HACKER Q&A
📣 faizshah

What's Wrong with My Resume?


Hi HN,

Over the years this community has given me amazing advice and support that I can't thank you enough for. I'm now looking for jobs/internships and I'm having a rough time.

I'm about to graduate this semester from college and in the past two years I have applied to over 150 internship/job apps but I get a frustratingly low interview rate.

The hiring process at tech companies is frustratingly opaque, I have no idea what I'm doing wrong.

Could you guys give me some constructive/actionable criticism of my resume?

Here's my resume (with phone and address removed): [redacted]


  👤 topmonk Accepted Answer ✓
Put relevant coursework at the bottom or, better, get rid of it entirely.

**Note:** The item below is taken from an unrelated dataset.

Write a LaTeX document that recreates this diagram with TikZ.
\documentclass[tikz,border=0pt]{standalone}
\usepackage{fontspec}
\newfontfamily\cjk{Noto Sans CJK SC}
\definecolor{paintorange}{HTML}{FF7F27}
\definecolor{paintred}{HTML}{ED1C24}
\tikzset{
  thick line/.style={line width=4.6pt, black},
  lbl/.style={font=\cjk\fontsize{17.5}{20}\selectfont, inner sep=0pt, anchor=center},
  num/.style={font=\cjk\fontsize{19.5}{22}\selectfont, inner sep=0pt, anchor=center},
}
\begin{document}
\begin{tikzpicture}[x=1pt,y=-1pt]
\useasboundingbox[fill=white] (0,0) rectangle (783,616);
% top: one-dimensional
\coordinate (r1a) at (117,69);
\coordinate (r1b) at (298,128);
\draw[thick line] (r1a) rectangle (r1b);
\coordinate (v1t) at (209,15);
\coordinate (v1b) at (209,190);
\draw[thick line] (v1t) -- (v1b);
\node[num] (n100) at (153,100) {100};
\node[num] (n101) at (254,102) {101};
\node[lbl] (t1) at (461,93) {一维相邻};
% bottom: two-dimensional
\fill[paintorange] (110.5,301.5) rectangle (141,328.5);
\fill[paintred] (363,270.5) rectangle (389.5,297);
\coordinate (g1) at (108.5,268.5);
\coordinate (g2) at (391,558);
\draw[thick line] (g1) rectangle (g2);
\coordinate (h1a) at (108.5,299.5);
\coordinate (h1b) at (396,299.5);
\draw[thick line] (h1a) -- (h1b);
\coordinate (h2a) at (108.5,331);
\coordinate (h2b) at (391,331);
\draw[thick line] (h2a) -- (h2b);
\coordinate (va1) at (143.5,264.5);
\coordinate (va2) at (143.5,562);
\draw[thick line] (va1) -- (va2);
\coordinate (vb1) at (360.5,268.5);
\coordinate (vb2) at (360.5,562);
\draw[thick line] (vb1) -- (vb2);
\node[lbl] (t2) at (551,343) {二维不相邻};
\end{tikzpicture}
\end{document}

It's already understood you've taken classes relevant to your field of study, and no employer is going to base whether to hire you or not based on which specific classes you took. Your internships are most important and it should look like what you value the most. This makes it seem as if you are excited about working and felt you did good while working.

As far as projects, they're all school homework assignments, right? I'd get rid of all them except the ones you really are proud of, and if possible have a link to the source code on the resume. Otherwise it looks like your desperately padding.

It's alright to have a short resume. If you are straight out of college, it's expected, and some employers prefer younger, less experienced workers because they are more likely to do what their told. What isn't cool, though, is to try and make it look like you have more experience then you do, and then when someone reads your resume more closely, they discover that you've been trying to look like something you're not.


👤 jppope
couple of things:

- first, I would highly recommend to stop blindly submitting resumes... go talk to some people. Meetup is great for it, but there are all sorts of ways to network with other developers, they can refer you if they like you.

- it looks like you literally put everything that you've ever done with computers on that resume. This makes reading it tedious. It also doesn't leave much to the imagination.

- The vast majority of your resume are projects and coursework (physically it takes up 2/5) cut that down to the most important stuff.

- Your linkedin needs to be fixed asap.

- Whether or not it is true... you have a massive amount of frameworks, languages, and libraries on there as well... for those of use that have been in the industry for a while its kind of a red flag that you don't know any of them particularly well. Try honing it into your best skills and your favorite technologies... it will help when you interview.